• [Your goal]: Give every line again exactly as it appears, please, but not the pictures.

• [Collected data]:
>>
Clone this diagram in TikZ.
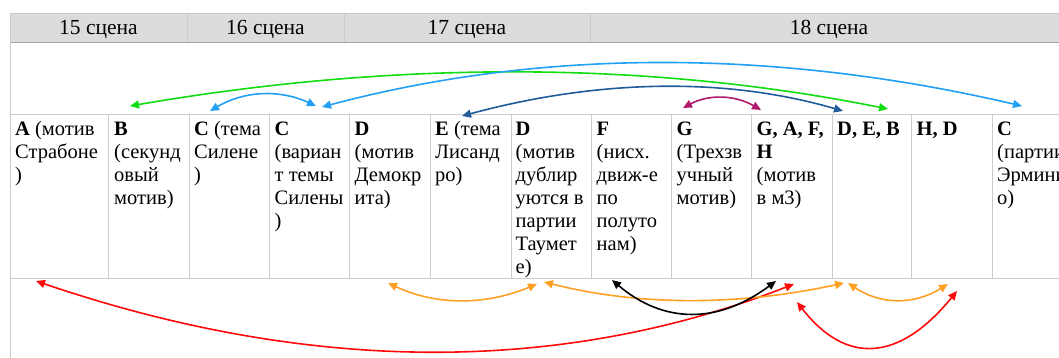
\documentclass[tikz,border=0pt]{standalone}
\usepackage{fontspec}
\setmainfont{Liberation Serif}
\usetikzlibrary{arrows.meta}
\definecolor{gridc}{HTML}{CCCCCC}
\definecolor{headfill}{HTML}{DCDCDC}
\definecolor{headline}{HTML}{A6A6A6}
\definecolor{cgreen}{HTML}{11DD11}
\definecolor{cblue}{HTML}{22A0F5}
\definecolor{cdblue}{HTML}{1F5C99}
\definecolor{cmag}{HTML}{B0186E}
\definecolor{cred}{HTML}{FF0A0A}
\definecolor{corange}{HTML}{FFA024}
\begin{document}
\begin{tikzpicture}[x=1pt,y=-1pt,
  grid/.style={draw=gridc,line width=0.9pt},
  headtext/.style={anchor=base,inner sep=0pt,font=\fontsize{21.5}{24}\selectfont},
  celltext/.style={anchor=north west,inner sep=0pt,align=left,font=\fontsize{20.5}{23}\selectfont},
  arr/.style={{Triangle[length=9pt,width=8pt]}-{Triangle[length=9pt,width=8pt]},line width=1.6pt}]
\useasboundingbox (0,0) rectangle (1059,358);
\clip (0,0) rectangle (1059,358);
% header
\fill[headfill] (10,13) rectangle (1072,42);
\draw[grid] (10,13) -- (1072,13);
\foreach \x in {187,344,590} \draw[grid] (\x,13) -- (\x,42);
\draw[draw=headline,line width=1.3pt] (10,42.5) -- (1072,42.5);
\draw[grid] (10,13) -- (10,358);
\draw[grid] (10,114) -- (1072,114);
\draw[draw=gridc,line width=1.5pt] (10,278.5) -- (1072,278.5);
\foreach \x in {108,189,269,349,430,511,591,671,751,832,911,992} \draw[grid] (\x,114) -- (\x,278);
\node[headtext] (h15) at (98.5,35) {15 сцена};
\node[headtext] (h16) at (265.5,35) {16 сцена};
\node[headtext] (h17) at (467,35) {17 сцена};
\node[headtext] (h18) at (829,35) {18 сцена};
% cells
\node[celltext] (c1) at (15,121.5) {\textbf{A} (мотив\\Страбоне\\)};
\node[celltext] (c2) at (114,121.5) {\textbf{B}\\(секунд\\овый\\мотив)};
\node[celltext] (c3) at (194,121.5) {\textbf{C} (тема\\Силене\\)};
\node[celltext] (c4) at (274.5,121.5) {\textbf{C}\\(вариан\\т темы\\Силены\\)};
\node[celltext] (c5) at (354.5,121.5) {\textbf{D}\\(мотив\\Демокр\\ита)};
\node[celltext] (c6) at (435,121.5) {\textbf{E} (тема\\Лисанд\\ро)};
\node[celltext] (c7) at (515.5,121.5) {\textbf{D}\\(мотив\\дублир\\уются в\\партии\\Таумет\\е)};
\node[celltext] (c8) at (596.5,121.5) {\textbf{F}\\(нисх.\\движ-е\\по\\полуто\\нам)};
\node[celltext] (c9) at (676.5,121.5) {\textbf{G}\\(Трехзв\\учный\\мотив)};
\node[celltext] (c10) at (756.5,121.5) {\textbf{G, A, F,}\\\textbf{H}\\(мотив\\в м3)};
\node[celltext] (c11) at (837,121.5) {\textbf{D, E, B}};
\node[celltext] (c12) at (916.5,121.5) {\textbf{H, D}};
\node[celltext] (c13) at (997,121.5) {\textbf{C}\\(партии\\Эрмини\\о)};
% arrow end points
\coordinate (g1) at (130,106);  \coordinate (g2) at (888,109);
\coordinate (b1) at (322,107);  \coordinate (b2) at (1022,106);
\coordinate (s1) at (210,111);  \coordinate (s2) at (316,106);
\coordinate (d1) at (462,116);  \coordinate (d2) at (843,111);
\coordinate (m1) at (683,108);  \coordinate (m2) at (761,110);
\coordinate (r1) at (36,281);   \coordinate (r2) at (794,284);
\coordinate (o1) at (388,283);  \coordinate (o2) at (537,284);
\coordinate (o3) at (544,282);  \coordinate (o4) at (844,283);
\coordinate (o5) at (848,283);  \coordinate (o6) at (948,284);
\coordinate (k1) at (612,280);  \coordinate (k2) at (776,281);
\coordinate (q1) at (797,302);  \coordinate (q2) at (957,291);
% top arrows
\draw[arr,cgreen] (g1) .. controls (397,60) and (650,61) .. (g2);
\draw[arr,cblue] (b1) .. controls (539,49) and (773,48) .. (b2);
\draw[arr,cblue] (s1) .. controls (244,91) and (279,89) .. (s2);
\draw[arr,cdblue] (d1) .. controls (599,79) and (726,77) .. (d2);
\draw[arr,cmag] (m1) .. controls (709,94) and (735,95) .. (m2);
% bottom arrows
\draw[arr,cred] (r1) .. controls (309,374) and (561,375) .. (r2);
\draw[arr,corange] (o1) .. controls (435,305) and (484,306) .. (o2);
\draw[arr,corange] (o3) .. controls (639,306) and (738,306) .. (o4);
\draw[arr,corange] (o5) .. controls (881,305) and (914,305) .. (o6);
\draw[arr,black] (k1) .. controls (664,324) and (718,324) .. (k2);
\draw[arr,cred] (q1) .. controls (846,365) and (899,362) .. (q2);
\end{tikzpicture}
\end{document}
<<
• [The result]:
Clone this diagram in TikZ.
\documentclass[tikz,border=0pt]{standalone}
\usepackage{fontspec}
\setmainfont{Liberation Serif}
\usetikzlibrary{arrows.meta}
\definecolor{gridc}{HTML}{CCCCCC}
\definecolor{headfill}{HTML}{DCDCDC}
\definecolor{headline}{HTML}{A6A6A6}
\definecolor{cgreen}{HTML}{11DD11}
\definecolor{cblue}{HTML}{22A0F5}
\definecolor{cdblue}{HTML}{1F5C99}
\definecolor{cmag}{HTML}{B0186E}
\definecolor{cred}{HTML}{FF0A0A}
\definecolor{corange}{HTML}{FFA024}
\begin{document}
\begin{tikzpicture}[x=1pt,y=-1pt,
  grid/.style={draw=gridc,line width=0.9pt},
  headtext/.style={anchor=base,inner sep=0pt,font=\fontsize{21.5}{24}\selectfont},
  celltext/.style={anchor=north west,inner sep=0pt,align=left,font=\fontsize{20.5}{23}\selectfont},
  arr/.style={{Triangle[length=9pt,width=8pt]}-{Triangle[length=9pt,width=8pt]},line width=1.6pt}]
\useasboundingbox (0,0) rectangle (1059,358);
\clip (0,0) rectangle (1059,358);
% header
\fill[headfill] (10,13) rectangle (1072,42);
\draw[grid] (10,13) -- (1072,13);
\foreach \x in {187,344,590} \draw[grid] (\x,13) -- (\x,42);
\draw[draw=headline,line width=1.3pt] (10,42.5) -- (1072,42.5);
\draw[grid] (10,13) -- (10,358);
\draw[grid] (10,114) -- (1072,114);
\draw[draw=gridc,line width=1.5pt] (10,278.5) -- (1072,278.5);
\foreach \x in {108,189,269,349,430,511,591,671,751,832,911,992} \draw[grid] (\x,114) -- (\x,278);
\node[headtext] (h15) at (98.5,35) {15 сцена};
\node[headtext] (h16) at (265.5,35) {16 сцена};
\node[headtext] (h17) at (467,35) {17 сцена};
\node[headtext] (h18) at (829,35) {18 сцена};
% cells
\node[celltext] (c1) at (15,121.5) {\textbf{A} (мотив\\Страбоне\\)};
\node[celltext] (c2) at (114,121.5) {\textbf{B}\\(секунд\\овый\\мотив)};
\node[celltext] (c3) at (194,121.5) {\textbf{C} (тема\\Силене\\)};
\node[celltext] (c4) at (274.5,121.5) {\textbf{C}\\(вариан\\т темы\\Силены\\)};
\node[celltext] (c5) at (354.5,121.5) {\textbf{D}\\(мотив\\Демокр\\ита)};
\node[celltext] (c6) at (435,121.5) {\textbf{E} (тема\\Лисанд\\ро)};
\node[celltext] (c7) at (515.5,121.5) {\textbf{D}\\(мотив\\дублир\\уются в\\партии\\Таумет\\е)};
\node[celltext] (c8) at (596.5,121.5) {\textbf{F}\\(нисх.\\движ-е\\по\\полуто\\нам)};
\node[celltext] (c9) at (676.5,121.5) {\textbf{G}\\(Трехзв\\учный\\мотив)};
\node[celltext] (c10) at (756.5,121.5) {\textbf{G, A, F,}\\\textbf{H}\\(мотив\\в м3)};
\node[celltext] (c11) at (837,121.5) {\textbf{D, E, B}};
\node[celltext] (c12) at (916.5,121.5) {\textbf{H, D}};
\node[celltext] (c13) at (997,121.5) {\textbf{C}\\(партии\\Эрмини\\о)};
% arrow end points
\coordinate (g1) at (130,106);  \coordinate (g2) at (888,109);
\coordinate (b1) at (322,107);  \coordinate (b2) at (1022,106);
\coordinate (s1) at (210,111);  \coordinate (s2) at (316,106);
\coordinate (d1) at (462,116);  \coordinate (d2) at (843,111);
\coordinate (m1) at (683,108);  \coordinate (m2) at (761,110);
\coordinate (r1) at (36,281);   \coordinate (r2) at (794,284);
\coordinate (o1) at (388,283);  \coordinate (o2) at (537,284);
\coordinate (o3) at (544,282);  \coordinate (o4) at (844,283);
\coordinate (o5) at (848,283);  \coordinate (o6) at (948,284);
\coordinate (k1) at (612,280);  \coordinate (k2) at (776,281);
\coordinate (q1) at (797,302);  \coordinate (q2) at (957,291);
% top arrows
\draw[arr,cgreen] (g1) .. controls (397,60) and (650,61) .. (g2);
\draw[arr,cblue] (b1) .. controls (539,49) and (773,48) .. (b2);
\draw[arr,cblue] (s1) .. controls (244,91) and (279,89) .. (s2);
\draw[arr,cdblue] (d1) .. controls (599,79) and (726,77) .. (d2);
\draw[arr,cmag] (m1) .. controls (709,94) and (735,95) .. (m2);
% bottom arrows
\draw[arr,cred] (r1) .. controls (309,374) and (561,375) .. (r2);
\draw[arr,corange] (o1) .. controls (435,305) and (484,306) .. (o2);
\draw[arr,corange] (o3) .. controls (639,306) and (738,306) .. (o4);
\draw[arr,corange] (o5) .. controls (881,305) and (914,305) .. (o6);
\draw[arr,black] (k1) .. controls (664,324) and (718,324) .. (k2);
\draw[arr,cred] (q1) .. controls (846,365) and (899,362) .. (q2);
\end{tikzpicture}
\end{document}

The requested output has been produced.